We have netting over their coop. But, most of the time (clearly not winter) they have the run of 6-7 acres. If you have a set routine of feeding, opening the coop, etc. owls, hawks and eagles will begin to collect and hunt your property with that routine.

Yeah, they'll be in the trees and flying low over the property. Waiting...

So, we might leave the chickens in their yard, under the netting for a day or two. Or only let them out for 5-6 hours before sundown. We vary the routine.

And, the chickens have broken tree covered areas and buildings which makes it real hard for eagles, etc. to get a good shot at 'em!

I like seeing them scouting around our place... They ain't that efficient or menacing.

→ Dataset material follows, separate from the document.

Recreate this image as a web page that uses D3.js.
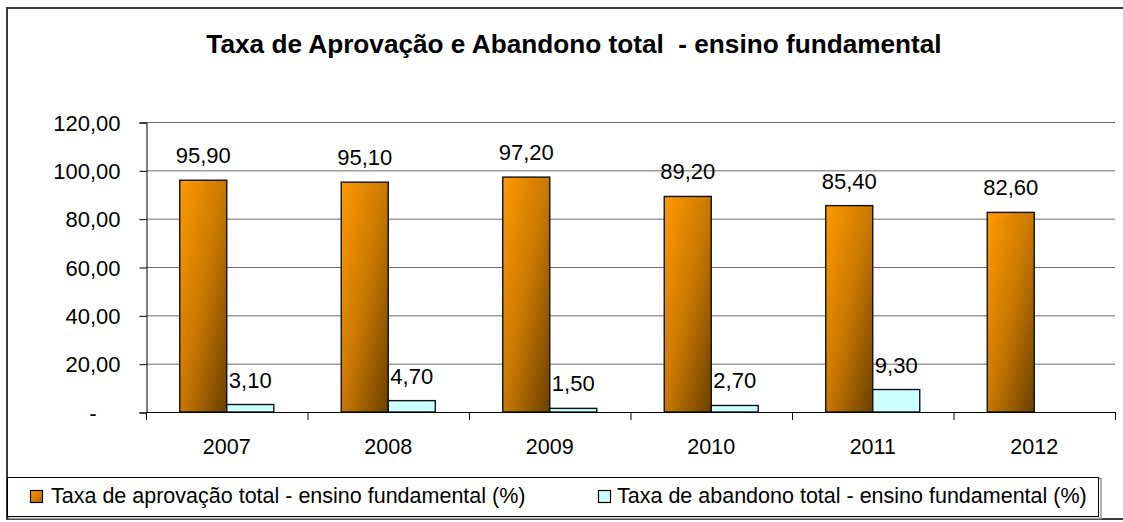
<!DOCTYPE html>
<html>
<head>
<meta charset="utf-8">
<script src="https://cdn.jsdelivr.net/npm/d3@7"></script>
<style>
  html, body { margin: 0; padding: 0; background: #fff; }
  svg { display: block; font-family: "Liberation Sans", Arial, sans-serif; }
</style>
</head>
<body>
<svg id="chart" width="1123" height="522"></svg>
<script>
const title = "Taxa de Aprovação e Abandono total  - ensino fundamental";
const years = ["2007", "2008", "2009", "2010", "2011", "2012"];
const aprovacao = [95.90, 95.10, 97.20, 89.20, 85.40, 82.60];
const abandono = [3.10, 4.70, 1.50, 2.70, 9.30, null];
const seriesNames = ["Taxa de aprovação total - ensino fundamental (%)",
                     "Taxa de abandono total - ensino fundamental (%)"];
const yTicks = [0, 20, 40, 60, 80, 100, 120];

const svg = d3.select("#chart");
const W = 1123, H = 522;
const plot = { left: 146, right: 1115, top: 122, bottom: 412 };

// gradients
const defs = svg.append("defs");
const grad = defs.append("linearGradient").attr("id", "orangeGrad")
  .attr("x1", 0).attr("y1", 0).attr("x2", 1).attr("y2", 1);
grad.append("stop").attr("offset", "0%").attr("stop-color", "#FF9A00");
grad.append("stop").attr("offset", "50%").attr("stop-color", "#C97800");
grad.append("stop").attr("offset", "100%").attr("stop-color", "#6A4000");
const gradL = defs.append("linearGradient").attr("id", "orangeGradL")
  .attr("x1", 0).attr("y1", 0).attr("x2", 1).attr("y2", 1);
gradL.append("stop").attr("offset", "0%").attr("stop-color", "#FF9A00");
gradL.append("stop").attr("offset", "100%").attr("stop-color", "#B06800");

// outer border
svg.append("rect").attr("x", 7).attr("y", 8).attr("width", W + 10).attr("height", 511)
  .attr("fill", "#fff").attr("stroke", "#3a3a3a").attr("stroke-width", 2);

// title
svg.append("text").attr("x", 574).attr("y", 53).attr("text-anchor", "middle")
  .attr("font-size", 26.2).attr("font-weight", "bold").attr("fill", "#000")
  .style("white-space", "pre").attr("xml:space", "preserve")
  .text(title);

const y = d3.scaleLinear().domain([0, 120]).range([plot.bottom, plot.top]);
const x0 = d3.scaleBand().domain(years).range([plot.left, plot.right]).paddingInner(0).paddingOuter(0);
const x1 = d3.scaleBand().domain(["aprov", "aband"]).range([0, x0.bandwidth()]).paddingInner(0).paddingOuter(0.718);

const fmt = v => d3.format(".2f")(v).replace(".", ",");

// gridlines
svg.append("g").selectAll("line").data(yTicks.filter(d => d > 0)).join("line")
  .attr("x1", plot.left).attr("x2", plot.right)
  .attr("y1", d => y(d) + 0.5).attr("y2", d => y(d) + 0.5)
  .attr("stroke", "#6e6e6e").attr("stroke-width", 1);

// y axis
const yAxis = d3.axisLeft(y).tickValues(yTicks).tickSize(7).tickPadding(19)
  .tickFormat(d => d === 0 ? "-" : fmt(d));
const gy = svg.append("g").attr("transform", `translate(${plot.left + 0.5},0.5)`).call(yAxis);
gy.select(".domain").attr("stroke", "#000");
gy.selectAll(".tick line").attr("stroke", "#000");
gy.selectAll(".tick text").attr("font-size", 22).attr("fill", "#000")
  .attr("font-family", "Liberation Sans, Arial, sans-serif").attr("dy", "0.35em")
  .attr("dx", d => d === 0 ? -24 : 0);

// bars
const groups = svg.append("g").selectAll("g").data(years).join("g")
  .attr("transform", d => `translate(${x0(d)},0)`);

groups.append("rect")
  .attr("x", x1("aprov"))
  .attr("y", (d, i) => y(aprovacao[i]))
  .attr("width", x1.bandwidth())
  .attr("height", (d, i) => y(0) - y(aprovacao[i]))
  .attr("fill", "url(#orangeGrad)").attr("stroke", "#111").attr("stroke-width", 1.4);

groups.filter((d, i) => abandono[i] != null).append("rect")
  .attr("x", x1("aband"))
  .attr("y", d => y(abandono[years.indexOf(d)]))
  .attr("width", x1.bandwidth())
  .attr("height", d => y(0) - y(abandono[years.indexOf(d)]))
  .attr("fill", "#CCFFFF").attr("stroke", "#111").attr("stroke-width", 1.4);

// value labels
groups.append("text")
  .attr("x", x1("aprov") + x1.bandwidth() / 2)
  .attr("y", (d, i) => y(aprovacao[i]) - 17)
  .attr("text-anchor", "middle").attr("font-size", 22).attr("fill", "#000")
  .text((d, i) => fmt(aprovacao[i]));
groups.filter((d, i) => abandono[i] != null).append("text")
  .attr("x", x1("aband") + x1.bandwidth() / 2)
  .attr("y", d => y(abandono[years.indexOf(d)]) - 17)
  .attr("text-anchor", "middle").attr("font-size", 22).attr("fill", "#000")
  .text(d => fmt(abandono[years.indexOf(d)]));

// x axis
svg.append("line").attr("x1", plot.left).attr("x2", plot.right)
  .attr("y1", y(0) + 0.5).attr("y2", y(0) + 0.5).attr("stroke", "#000");
const xBounds = years.map(d => x0(d)).concat([plot.right]);
svg.append("g").selectAll("line").data(xBounds).join("line")
  .attr("x1", d => d + 0.5).attr("x2", d => d + 0.5)
  .attr("y1", y(0)).attr("y2", y(0) + 8).attr("stroke", "#000");
svg.append("g").selectAll("text").data(years).join("text")
  .attr("x", d => x0(d) + x0.bandwidth() / 2).attr("y", 454)
  .attr("text-anchor", "middle").attr("font-size", 21.5).attr("fill", "#000")
  .text(d => d);

// legend
svg.append("rect").attr("x", 9).attr("y", 478.5).attr("width", 1092).attr("height", 40)
  .attr("fill", "none").attr("stroke", "#999").attr("stroke-width", 1.5);
svg.append("rect").attr("x", 7.5).attr("y", 477.5).attr("width", 1091).attr("height", 39)
  .attr("fill", "#fff").attr("stroke", "#000").attr("stroke-width", 1);

const legendItems = [
  { name: seriesNames[0], fill: "url(#orangeGradL)", mx: 30, tx: 51 },
  { name: seriesNames[1], fill: "#CCFFFF", mx: 598, tx: 617 }
];
const lg = svg.append("g").selectAll("g").data(legendItems).join("g");
lg.append("rect").attr("x", d => d.mx + 0.5).attr("y", 490.5).attr("width", 12).attr("height", 12)
  .attr("fill", d => d.fill).attr("stroke", "#000").attr("stroke-width", 1.2);
lg.append("text").attr("x", d => d.tx).attr("y", 503).attr("font-size", 21.5).attr("fill", "#000")
  .text(d => d.name);
</script>
</body>
</html>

But, we don't leave our trash bags outside, either...


----------



## luke strawwalker (Jul 31, 2014)

mlappin said:


> Seems pretty simple to me, if the losses exceed the premium free range eggs bring then put the damn chickens in a building already.
> 
> The free range thing is all the rage in the UK, free range beef, free range pork, free range eggs, yada yada yada. Really strikes me funny that it's taking all that extra space to get one egg in a country that already doesn't have enough room to grow enough food to feed the people.


ABSOLUTELY...

We need the citiots to start paying more attention to their business and quit trying to tell farmers how to farm. Most of this crap they push was outmoded 100 years ago and "modern" methods came about because they were SO MUCH BETTER and produced more food with less work at less cost to EVERYBODY!!

Later! OL J R


----------



## slowzuki (Mar 8, 2011)

Outside poultry on a large scale ended a long time ago up here. A single wild bird with avian flu landing in the yard used to lead to giant culls of multiple farms. You didn't just wipe out your farm but all your neighbours too.


----------